Larchmont: A Third Rabies Case


A second rabid raccoon — the third rabid animal of the summer — has been found in Larchmont, according to county health officials.

Residents on Wednesday received a call confirming that  a raccoon trapped on Stuyvesant Avenue Sept. 2 tested positive for rabies.  Individuals who may have been in contact with the animal should call the health department at 813-5000 to determine whether they should get treatment for the disease.

The raccoon is the third rabid animal of the summer found in Larchmont.  A rabid skunk was trapped on Sherwood Oval in August. In June, a rabid raccoon was found near Sherwood Drive and Boston Post Road.

The local cases are part of a rash of rabies throughout Westchester County this summer. Health officials issued a rabies alert in July after the 25th case was discovered.




4 thoughts on “Larchmont: A Third Rabies Case

  1. An additional problem is that the 911 operators can be dismissive of reports of possible rabies cases…When I called in the rabid skunk in Sherwood Oval in August, the response was something to the effect of, “In case you haven’t noticed, we’ve had several days in a row of rain. When you live in a hole, as skunks do, and your home fills with water, you have to leave. I’ve had 3 or 4 other calls about skunks out in daylight today and this is why.” The operator did not take it seriously. I ended up calling back and basically DEMANDED that he send the police to check out the skunk…which they did, and it was indeed rabid. It was lethargic, lying out in the open, something a healthy skunk would never do, rain or no rain! The police, I should mention, in great contrast to the 911 operator, were very professional and almost immediately recognized that something was amiss with this skunk…they trapped it creatively and called the professional trapper to come remove it almost immediately. I will call them directly, next time, and skip 911!

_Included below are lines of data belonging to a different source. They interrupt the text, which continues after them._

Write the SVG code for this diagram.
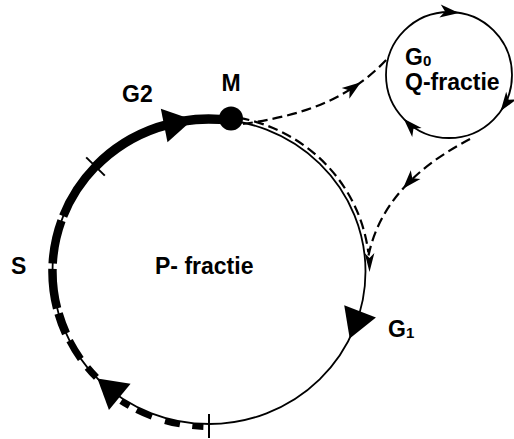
<svg xmlns="http://www.w3.org/2000/svg" width="514" height="439" viewBox="0 0 514 439">
<style>
.t{font-family:"Liberation Sans",Arial,sans-serif;font-weight:bold;font-size:23px;fill:#000}
.sub{font-size:15px}
.thin{fill:none;stroke:#000;stroke-width:1.8}
.thick{fill:none;stroke:#000;stroke-linecap:butt}
.dash{fill:none;stroke:#000;stroke-width:2.2;stroke-dasharray:10 5}
.tick{stroke:#000;stroke-width:2}
</style>
<defs>
<path id="ah" d="M0,0 L-19,-6.5 L-14,0 L-19,6.5 Z" fill="#000"/>
<path id="bigah" d="M0,0 L-29,-17 L-29,17 Z" fill="#000"/>
</defs>
<rect width="514" height="439" fill="#fff"/>

<g id="cycle">
<ellipse class="thin" cx="209" cy="271.5" rx="156.5" ry="152.5"/>
<path class="thick" stroke-width="9.5" d="M95.5,166.5 A156.5,152.5 0 0 1 230.8,120.5"/>
<path class="thick" stroke-width="8.5" d="M63.2,216.1 A156.5,152.5 0 0 1 95.5,166.5 M52.7,263.5 A156.5,152.5 0 0 1 61.5,220.6 M57.1,308.4 A156.5,152.5 0 0 1 52.5,268.8 M66,333.5 A156.5,152.5 0 0 1 58.6,313.5"/>
<path class="thick" stroke-width="7" d="M80.8,359 A156.5,152.5 0 0 1 69.6,340.7 M96.4,377.4 A156.5,152.5 0 0 1 87.4,367.5"/>
<path class="thick" stroke-width="6" d="M203.4,426.9 A159.5,155.5 0 0 1 192.3,426.1 M179.9,424.4 A159.5,155.5 0 0 1 165,421 M151.8,416.7 A159.5,155.5 0 0 1 136.6,410.1 M129.25,406.2 A159.5,155.5 0 0 1 121,401.2"/>
<use href="#bigah" transform="translate(192.6,119.8) rotate(-11.3)"/>
<use href="#bigah" transform="translate(349.7,338.4) rotate(111)"/>
<use href="#bigah" transform="translate(97.4,378.4) rotate(219.5)"/>
<line class="tick" x1="86.2" y1="157.4" x2="104.8" y2="175.6"/>
<line class="tick" x1="209" y1="414" x2="209" y2="438"/>
<text class="t" x="122" y="102">G2</text>
<text class="t" x="11" y="274">S</text>
<text class="t" x="155" y="274">P- fractie</text>
<text class="t" x="388" y="337">G<tspan class="sub" dy="1">1</tspan></text>
</g>

<g id="M">
<circle cx="231" cy="118.5" r="12" fill="#000"/>
<text class="t" x="231" y="91" text-anchor="middle">M</text>
</g>

<g id="G0">
<circle class="thin" cx="449" cy="75" r="63" stroke-width="2"/>
<use href="#ah" transform="translate(459,13) rotate(6)"/>
<use href="#ah" transform="translate(500.6,111.1) rotate(125)"/>
<use href="#ah" transform="translate(403.7,118.8) rotate(-134)"/>
<text class="t" x="405" y="65">G<tspan class="sub" dy="1">0</tspan></text>
<text class="t" x="405" y="90">Q-fractie</text>
</g>

<g id="connectors">
<path class="dash" d="M243,124 C290,117 345,105 388,58"/>
<use href="#ah" transform="translate(360.9,82.2) rotate(-36)"/>
<path class="dash" d="M239.6,117.9 A160.5,156.5 0 0 1 368.3,252.4"/>
<path class="dash" d="M470,139 C430,160 380,195 368,258"/>
<use href="#ah" transform="translate(402.9,188.7) rotate(132)"/>
<use href="#ah" transform="translate(369.5,272) rotate(90) scale(1,0.75)"/>
</g>
</svg>
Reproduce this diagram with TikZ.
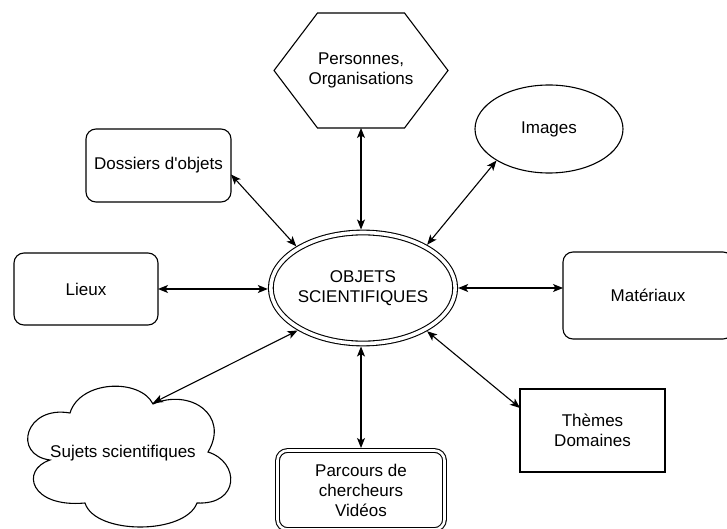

  2. Stephanie, that is a wild, scary story.

    All these animals– raccoons, squirrels, rats, mice, pidgeons and deer– are the only ones that have figured out how to live with humans. Loss of habitat and no predators contribute to overcrowding, which encourages disease. It’s important to have a culling program (sorry, PETA), and to preserve as much open, wild space as possible.

  3. The problem isn’t that rabies has been spreading but that the town hasn’t been able to do anything about our raccoon and skunk problem. A raccoon got in our home and climbed into bed with us back in 2005(a very docile and rabid raccoon which many people don’t realize is another sign of rabies). We were treated with 8 weeks of injections by the Health Department in New Rochelle. We were told by the mayors office, police department and sanitation department that they really couldn’t do anything since they were on our property. The sanitation guys tried to locate nests where we thought they were coming from near Pine Brook Drive. We trapped 5 raccoons that fall and had them removed from our house by a local trapper at $150 each…we still have raccoon issues. The sad thing about these current cases is that the Health Dept. in 2005 told us that Rabies is a huge problem in Westchester and not talked about enough and most people don’t understand all the signs of rabies. We have a Children’s Hospital named after Maria Fareri because of her death from rabies here in Westchester but yet nothing has been accomplished to stop the continual infection of raccoons, bats, squirrels, skunks and pets. I am happy to get the messages from the reverse 911s about the rabid animals but I rather have the problem eliminated all together.